Friday August 14, 2020
Ishmael Reed may have been present at the founding of the East Village Other — indeed, he seems to have been the one who gave the paper its name! — but many of his poems of the 1960s, the ones gathered in Conjure: Selected Poems, 1963-1970, are quite scornful in their assessment of the counterculture. In his “Neo-HooDoo Manifesto,” for instance, Reed calls out Theodore Roszak, noting that in the latter’s famous book The Making of a Counter Culture, “there is barely any mention of the Black influence on this culture even though its members dress like Blacks talk like Blacks walk like Blacks, gesture like Blacks wear Afros and indulge in Black music and dance” (20-21).
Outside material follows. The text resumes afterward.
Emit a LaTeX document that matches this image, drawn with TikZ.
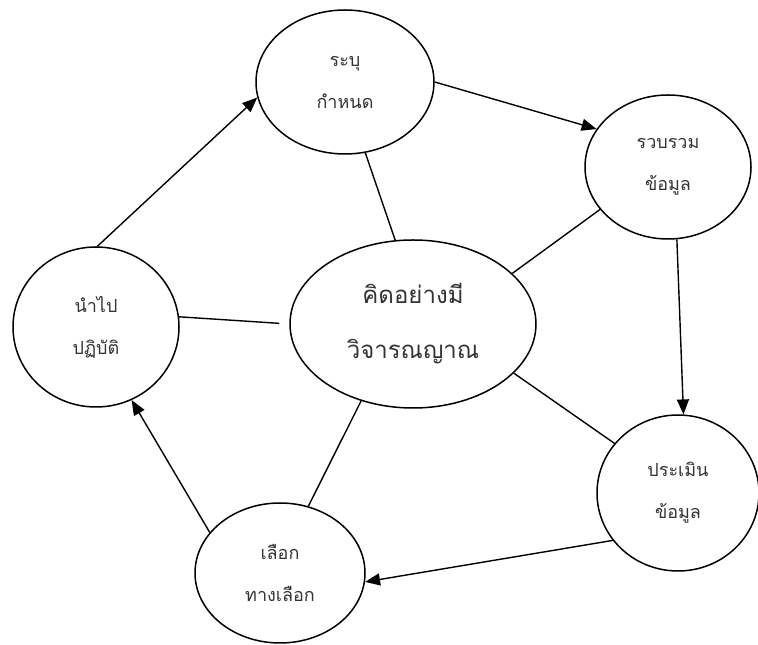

Speaking of neglected black influences upon the counterculture, why am I only just now learning that the acid trip sequence in Easy Rider was shot at or near Voodoo priestess Marie Laveau’s tomb in St. Louis Cemetery No. 1? Hopper and Fonda filmed the sequence guerrilla-style, without permission … while tripping on acid. Reed’s collection also includes a poem called “catechism of d neoamerican hoodoo church” — a self-conscious response of sorts, I imagine, to Millbrook resident Art Kleps’s Boo Hoo Bible: The Neo-American Church Catechism and Handbook. Several of Reed’s associates were participants in the psychedelic revolution — including East Village Other co-founder and publisher Walter Bowart. Bowart’s second wife was Peggy Hitchcock, the director of Leary and Alpert’s International Federation for Internal Freedom (IFIF). Peggy’s brother Billy is the one who arranged for the Leary crew to live on the Hitchcock Estate in Millbrook. Bowart went on to publish an important book on MK-Ultra in 1978 called Operation Mind Control.
Wednesday August 12, 2020
In fugitive slave narratives of the nineteenth century, and continuing in neo-fugitive works like Octavia E. Butler’s Parable of the Sower, freedom requires migration north on foot, master and his minions often in hot pursuit, as in the story of Harriet Tubman. It also involves extrication out from under the master’s religion, imposed over the course of the slave’s upbringing. Divinity has to be understood and believed in by the slave as something other than the wretched white tyrant who runs the farm. This understanding emerges surreptitiously, through what Fred Moten calls “fugitive study.”
Monday August 10, 2020
Magic is a narrative device deserving of reinvention. Realism may be capitalism’s reigning mode — but it, too, is no more than a genre, and like all genres, emerges embedded in a particular historical narrative. Realism, in other words, is not reality; it can be supplanted through reemergence of magic. This reemergence hinges upon invention of the future by way of remembrance of a forgotten past among oppressed and colonized peoples. But the potentials available in forms of magic other than technology frighten Westerners into disbelief. Is there a way for disbelievers to be healed of this disbelief?
Saturday August 8, 2020
Pantheism is a condition of democracy, is it not? Athens is a many-voiced cosmos. I imagine it would be a condition of any polis built atop slavery and conquest, no matter the imperial ambitions of passing and changing monotheocratic regimes throughout history. Even “secular” states, monotheocratic in their own right, possess those who believe in angels, demons, spirits, ghosts, ancestors. Western rationalism demands adherence to a realism that denies these realities. The West imagines itself to be superior — more “Enlightened.” It brandishes its weapons and says “Might Makes Right.” Police keep a bloody peace, the latter maintained through ritualistic violence. The poet Allen Ginsberg recognized this; America worships a bloodthirsty god — a god like Moloch, the deity denounced in the second section of Ginsberg’s “Howl.” Yet rebellion persists; people rise up, riot, live communally, wage culture war, reclaim land. To win, we must ease the Other’s fears so as to prevent further violence.